TASK DIRECTIONS: Repeat the whole listing below, word for word.

SUPPLIED MATERIAL:
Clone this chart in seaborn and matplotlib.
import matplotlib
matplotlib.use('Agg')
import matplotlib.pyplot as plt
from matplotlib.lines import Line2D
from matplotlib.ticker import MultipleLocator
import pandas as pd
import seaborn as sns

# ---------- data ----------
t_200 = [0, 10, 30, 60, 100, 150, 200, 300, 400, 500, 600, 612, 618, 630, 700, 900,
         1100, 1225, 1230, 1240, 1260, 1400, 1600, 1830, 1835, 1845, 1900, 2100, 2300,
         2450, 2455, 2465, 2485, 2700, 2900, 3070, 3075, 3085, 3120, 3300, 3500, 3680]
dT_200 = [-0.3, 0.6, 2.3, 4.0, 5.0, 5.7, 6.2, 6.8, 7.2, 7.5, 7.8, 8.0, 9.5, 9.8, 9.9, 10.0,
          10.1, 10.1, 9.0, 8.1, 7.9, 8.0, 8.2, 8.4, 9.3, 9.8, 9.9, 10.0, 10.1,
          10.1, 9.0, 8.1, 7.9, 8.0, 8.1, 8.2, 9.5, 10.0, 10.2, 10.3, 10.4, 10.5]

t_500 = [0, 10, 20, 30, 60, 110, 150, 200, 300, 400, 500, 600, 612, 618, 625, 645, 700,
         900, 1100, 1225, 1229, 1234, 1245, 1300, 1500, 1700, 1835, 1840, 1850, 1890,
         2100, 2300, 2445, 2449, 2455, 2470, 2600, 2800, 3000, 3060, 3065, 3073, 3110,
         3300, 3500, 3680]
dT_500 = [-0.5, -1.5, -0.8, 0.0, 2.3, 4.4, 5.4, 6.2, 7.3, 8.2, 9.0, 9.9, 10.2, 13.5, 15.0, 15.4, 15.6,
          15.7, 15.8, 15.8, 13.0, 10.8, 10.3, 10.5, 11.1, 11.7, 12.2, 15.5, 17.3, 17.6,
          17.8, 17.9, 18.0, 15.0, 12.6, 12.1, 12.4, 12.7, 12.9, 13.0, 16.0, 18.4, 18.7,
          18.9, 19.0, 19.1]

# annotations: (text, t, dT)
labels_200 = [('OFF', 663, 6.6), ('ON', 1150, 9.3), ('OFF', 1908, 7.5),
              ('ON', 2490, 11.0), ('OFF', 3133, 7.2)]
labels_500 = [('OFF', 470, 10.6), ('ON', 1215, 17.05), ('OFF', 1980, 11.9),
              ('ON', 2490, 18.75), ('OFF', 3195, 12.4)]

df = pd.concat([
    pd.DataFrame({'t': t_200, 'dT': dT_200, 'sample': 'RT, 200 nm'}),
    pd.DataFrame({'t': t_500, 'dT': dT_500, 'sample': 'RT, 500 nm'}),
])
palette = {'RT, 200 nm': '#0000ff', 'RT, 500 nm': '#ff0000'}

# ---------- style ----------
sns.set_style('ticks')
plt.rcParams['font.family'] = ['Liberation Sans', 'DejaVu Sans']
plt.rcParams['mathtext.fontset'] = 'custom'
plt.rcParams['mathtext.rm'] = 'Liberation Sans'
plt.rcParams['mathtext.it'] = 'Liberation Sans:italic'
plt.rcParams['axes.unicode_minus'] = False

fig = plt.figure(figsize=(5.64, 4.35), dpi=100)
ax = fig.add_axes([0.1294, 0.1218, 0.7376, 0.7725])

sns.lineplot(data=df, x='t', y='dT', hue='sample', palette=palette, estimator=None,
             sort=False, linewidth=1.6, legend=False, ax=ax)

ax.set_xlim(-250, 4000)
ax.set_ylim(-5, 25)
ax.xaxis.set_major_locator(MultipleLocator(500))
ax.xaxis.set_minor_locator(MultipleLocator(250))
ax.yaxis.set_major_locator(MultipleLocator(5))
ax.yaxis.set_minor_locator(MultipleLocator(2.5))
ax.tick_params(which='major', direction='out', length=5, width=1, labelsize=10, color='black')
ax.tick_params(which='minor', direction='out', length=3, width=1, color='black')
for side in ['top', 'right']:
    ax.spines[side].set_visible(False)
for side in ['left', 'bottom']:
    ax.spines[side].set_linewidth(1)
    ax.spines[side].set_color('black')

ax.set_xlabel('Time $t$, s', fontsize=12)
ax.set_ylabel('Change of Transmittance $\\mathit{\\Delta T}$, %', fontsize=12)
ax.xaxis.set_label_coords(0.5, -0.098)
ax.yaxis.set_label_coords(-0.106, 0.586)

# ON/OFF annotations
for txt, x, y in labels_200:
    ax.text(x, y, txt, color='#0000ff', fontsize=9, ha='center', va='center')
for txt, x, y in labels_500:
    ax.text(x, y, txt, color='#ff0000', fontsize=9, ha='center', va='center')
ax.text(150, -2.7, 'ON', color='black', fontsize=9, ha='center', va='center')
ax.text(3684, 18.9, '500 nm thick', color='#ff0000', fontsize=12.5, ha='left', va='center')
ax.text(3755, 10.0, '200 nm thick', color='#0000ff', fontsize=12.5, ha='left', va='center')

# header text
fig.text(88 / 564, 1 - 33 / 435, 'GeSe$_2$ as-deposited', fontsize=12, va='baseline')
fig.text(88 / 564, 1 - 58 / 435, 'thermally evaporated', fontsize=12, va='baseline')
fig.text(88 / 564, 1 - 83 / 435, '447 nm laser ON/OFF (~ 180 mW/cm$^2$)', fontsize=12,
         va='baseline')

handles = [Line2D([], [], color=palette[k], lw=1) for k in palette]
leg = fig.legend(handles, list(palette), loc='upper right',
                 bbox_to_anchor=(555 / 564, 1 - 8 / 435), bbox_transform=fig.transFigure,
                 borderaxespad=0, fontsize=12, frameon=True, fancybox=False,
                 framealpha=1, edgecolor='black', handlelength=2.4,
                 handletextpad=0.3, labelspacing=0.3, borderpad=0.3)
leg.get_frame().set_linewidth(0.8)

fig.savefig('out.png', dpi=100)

FULL ANSWER:
Clone this chart in seaborn and matplotlib.
import matplotlib
matplotlib.use('Agg')
import matplotlib.pyplot as plt
from matplotlib.lines import Line2D
from matplotlib.ticker import MultipleLocator
import pandas as pd
import seaborn as sns

# ---------- data ----------
t_200 = [0, 10, 30, 60, 100, 150, 200, 300, 400, 500, 600, 612, 618, 630, 700, 900,
         1100, 1225, 1230, 1240, 1260, 1400, 1600, 1830, 1835, 1845, 1900, 2100, 2300,
         2450, 2455, 2465, 2485, 2700, 2900, 3070, 3075, 3085, 3120, 3300, 3500, 3680]
dT_200 = [-0.3, 0.6, 2.3, 4.0, 5.0, 5.7, 6.2, 6.8, 7.2, 7.5, 7.8, 8.0, 9.5, 9.8, 9.9, 10.0,
          10.1, 10.1, 9.0, 8.1, 7.9, 8.0, 8.2, 8.4, 9.3, 9.8, 9.9, 10.0, 10.1,
          10.1, 9.0, 8.1, 7.9, 8.0, 8.1, 8.2, 9.5, 10.0, 10.2, 10.3, 10.4, 10.5]

t_500 = [0, 10, 20, 30, 60, 110, 150, 200, 300, 400, 500, 600, 612, 618, 625, 645, 700,
         900, 1100, 1225, 1229, 1234, 1245, 1300, 1500, 1700, 1835, 1840, 1850, 1890,
         2100, 2300, 2445, 2449, 2455, 2470, 2600, 2800, 3000, 3060, 3065, 3073, 3110,
         3300, 3500, 3680]
dT_500 = [-0.5, -1.5, -0.8, 0.0, 2.3, 4.4, 5.4, 6.2, 7.3, 8.2, 9.0, 9.9, 10.2, 13.5, 15.0, 15.4, 15.6,
          15.7, 15.8, 15.8, 13.0, 10.8, 10.3, 10.5, 11.1, 11.7, 12.2, 15.5, 17.3, 17.6,
          17.8, 17.9, 18.0, 15.0, 12.6, 12.1, 12.4, 12.7, 12.9, 13.0, 16.0, 18.4, 18.7,
          18.9, 19.0, 19.1]

# annotations: (text, t, dT)
labels_200 = [('OFF', 663, 6.6), ('ON', 1150, 9.3), ('OFF', 1908, 7.5),
              ('ON', 2490, 11.0), ('OFF', 3133, 7.2)]
labels_500 = [('OFF', 470, 10.6), ('ON', 1215, 17.05), ('OFF', 1980, 11.9),
              ('ON', 2490, 18.75), ('OFF', 3195, 12.4)]

df = pd.concat([
    pd.DataFrame({'t': t_200, 'dT': dT_200, 'sample': 'RT, 200 nm'}),
    pd.DataFrame({'t': t_500, 'dT': dT_500, 'sample': 'RT, 500 nm'}),
])
palette = {'RT, 200 nm': '#0000ff', 'RT, 500 nm': '#ff0000'}

# ---------- style ----------
sns.set_style('ticks')
plt.rcParams['font.family'] = ['Liberation Sans', 'DejaVu Sans']
plt.rcParams['mathtext.fontset'] = 'custom'
plt.rcParams['mathtext.rm'] = 'Liberation Sans'
plt.rcParams['mathtext.it'] = 'Liberation Sans:italic'
plt.rcParams['axes.unicode_minus'] = False

fig = plt.figure(figsize=(5.64, 4.35), dpi=100)
ax = fig.add_axes([0.1294, 0.1218, 0.7376, 0.7725])

sns.lineplot(data=df, x='t', y='dT', hue='sample', palette=palette, estimator=None,
             sort=False, linewidth=1.6, legend=False, ax=ax)

ax.set_xlim(-250, 4000)
ax.set_ylim(-5, 25)
ax.xaxis.set_major_locator(MultipleLocator(500))
ax.xaxis.set_minor_locator(MultipleLocator(250))
ax.yaxis.set_major_locator(MultipleLocator(5))
ax.yaxis.set_minor_locator(MultipleLocator(2.5))
ax.tick_params(which='major', direction='out', length=5, width=1, labelsize=10, color='black')
ax.tick_params(which='minor', direction='out', length=3, width=1, color='black')
for side in ['top', 'right']:
    ax.spines[side].set_visible(False)
for side in ['left', 'bottom']:
    ax.spines[side].set_linewidth(1)
    ax.spines[side].set_color('black')

ax.set_xlabel('Time $t$, s', fontsize=12)
ax.set_ylabel('Change of Transmittance $\\mathit{\\Delta T}$, %', fontsize=12)
ax.xaxis.set_label_coords(0.5, -0.098)
ax.yaxis.set_label_coords(-0.106, 0.586)

# ON/OFF annotations
for txt, x, y in labels_200:
    ax.text(x, y, txt, color='#0000ff', fontsize=9, ha='center', va='center')
for txt, x, y in labels_500:
    ax.text(x, y, txt, color='#ff0000', fontsize=9, ha='center', va='center')
ax.text(150, -2.7, 'ON', color='black', fontsize=9, ha='center', va='center')
ax.text(3684, 18.9, '500 nm thick', color='#ff0000', fontsize=12.5, ha='left', va='center')
ax.text(3755, 10.0, '200 nm thick', color='#0000ff', fontsize=12.5, ha='left', va='center')

# header text
fig.text(88 / 564, 1 - 33 / 435, 'GeSe$_2$ as-deposited', fontsize=12, va='baseline')
fig.text(88 / 564, 1 - 58 / 435, 'thermally evaporated', fontsize=12, va='baseline')
fig.text(88 / 564, 1 - 83 / 435, '447 nm laser ON/OFF (~ 180 mW/cm$^2$)', fontsize=12,
         va='baseline')

handles = [Line2D([], [], color=palette[k], lw=1) for k in palette]
leg = fig.legend(handles, list(palette), loc='upper right',
                 bbox_to_anchor=(555 / 564, 1 - 8 / 435), bbox_transform=fig.transFigure,
                 borderaxespad=0, fontsize=12, frameon=True, fancybox=False,
                 framealpha=1, edgecolor='black', handlelength=2.4,
                 handletextpad=0.3, labelspacing=0.3, borderpad=0.3)
leg.get_frame().set_linewidth(0.8)

fig.savefig('out.png', dpi=100)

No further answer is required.